El discurso laboral del priísmo redivivo abre una nueva página en la historia de los trabajadores: se modifican en su contra los términos y formas de contratación, las condiciones de trabajo, el costo de los despidos y, por supuesto, los métodos del pago salarial. La legalización de la precarización laboral tendrá costos sociales y políticos mediatos y no serán pocos ni de poca monta. En este nuevo encuadre jurídico de las relaciones capital-trabajo el proyecto de un mercado interno vigoroso y dinámico será una ilusión inalcanzable.

¿La reforma fiscal recaudatoria por venir (no necesariamente progresiva), así como los planes de universalización de los derechos a la salud, a la Santiago Levy, se plantearán para compensar los efectos depredadores de la reforma laboral de peñanietismo? No hay nada a la vista que apuntale optimismos sostenibles en este aspecto. Y, por otra parte, la expansión pujante de un sistema educativo de calidad, como otra vía compensatoria para mejorar y ampliar oportunidades a los grupos vulnerables, dados los compromisos subrepticios de Peña Nieto con la funesta Señora Gordillo, hoy es francamente una fantasía deplorable. 
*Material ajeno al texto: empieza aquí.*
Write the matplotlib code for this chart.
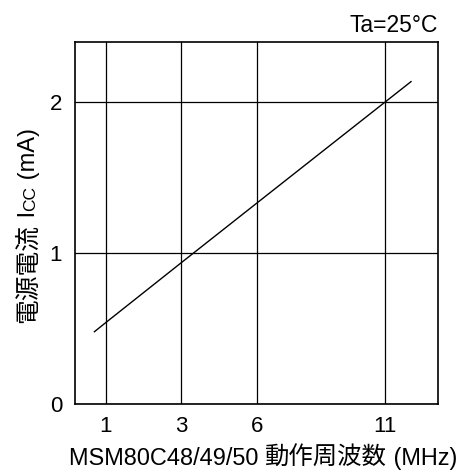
import matplotlib
matplotlib.use("Agg")
import matplotlib.pyplot as plt
import numpy as np

# 周波数軸の目盛 (不等間隔)
freq_ticks = [1, 3, 6, 11]
tick_pos = [0.0, 75.3, 151.0, 279.6]

# 電源電流 Icc (mA)
freq = [0.7, 1, 3, 6, 11, 12]
icc = [0.48, 0.54, 0.935, 1.33, 2.0, 2.134]

y_ticks = [0, 1, 2]

F = np.array(freq_ticks, float)
P = np.array(tick_pos, float)


def _pw(v, a, b):
    v = np.asarray(v, float)
    out = np.interp(v, a, b)
    lo = b[0] + (v - a[0]) * (b[1] - b[0]) / (a[1] - a[0])
    hi = b[-1] + (v - a[-1]) * (b[-1] - b[-2]) / (a[-1] - a[-2])
    out = np.where(v < a[0], lo, out)
    out = np.where(v > a[-1], hi, out)
    return out


def fwd(v):
    return _pw(v, F, P)


def inv(v):
    return _pw(v, P, F)


fam = ['Liberation Sans', 'Noto Sans CJK JP']
plt.rcParams['font.family'] = fam

W, H = 459, 471
fig = plt.figure(figsize=(W / 100, H / 100), dpi=100)
ax = fig.add_axes([75.3 / W, 1 - 404.3 / H, 363 / W, 362.6 / H])

ax.set_xscale('function', functions=(fwd, inv))
ax.set_xlim(inv(-30.4), inv(332.6))
ax.set_ylim(0, 2.398)

ax.plot(freq, icc, color='black', lw=1.0)

ax.set_xticks(freq_ticks)
ax.set_xticklabels([str(t) for t in freq_ticks])
ax.set_yticks(y_ticks)
ax.minorticks_off()
ax.tick_params(length=0, labelsize=16)
ax.tick_params(axis='y', pad=9.5)
ax.tick_params(axis='x', pad=8.5)
ax.grid(True, color='black', lw=0.9)
for s in ax.spines.values():
    s.set_linewidth(1.2)

ax.text(1.0, 1.0 + 9.4 / 362.6, 'Ta=25°C', transform=ax.transAxes,
        ha='right', va='baseline', fontsize=16.5)

fig.canvas.draw()
r = fig.canvas.get_renderer()

# 横軸ラベル
xb = 68.8
for txt, fs in [('MSM80C48/49/50 ', 16.9), ('動作周波数', 17.6), (' (MHz)', 16.9)]:
    t = fig.text(xb / W, 1 - 465 / H, txt, ha='left', va='baseline', fontsize=fs)
    xb = t.get_window_extent(r).x1

# 縦軸ラベル (CC は小さめ)
yb = H - 323.3
for txt, fs in [('電源電流', 17.8), (' I', 17), ('CC', 12.5), (' (mA)', 17)]:
    t = fig.text(35 / W, yb / H, txt, rotation=90, rotation_mode='anchor',
                 ha='left', va='baseline', fontsize=fs)
    yb = t.get_window_extent(r).y1

fig.savefig('out.png', dpi=100)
A treinta años de haber comenzado las reformas de mercado a la mexicana, los saldos económicos y sociales que se perciben y constatan no son satisfactorios para amplios sectores del país, aunque tales saldos se hayan administrado política y electoralmente hasta el punto de haber avanzado en un proceso democratizador, ciertamente disparejo y tristemente inconcluso.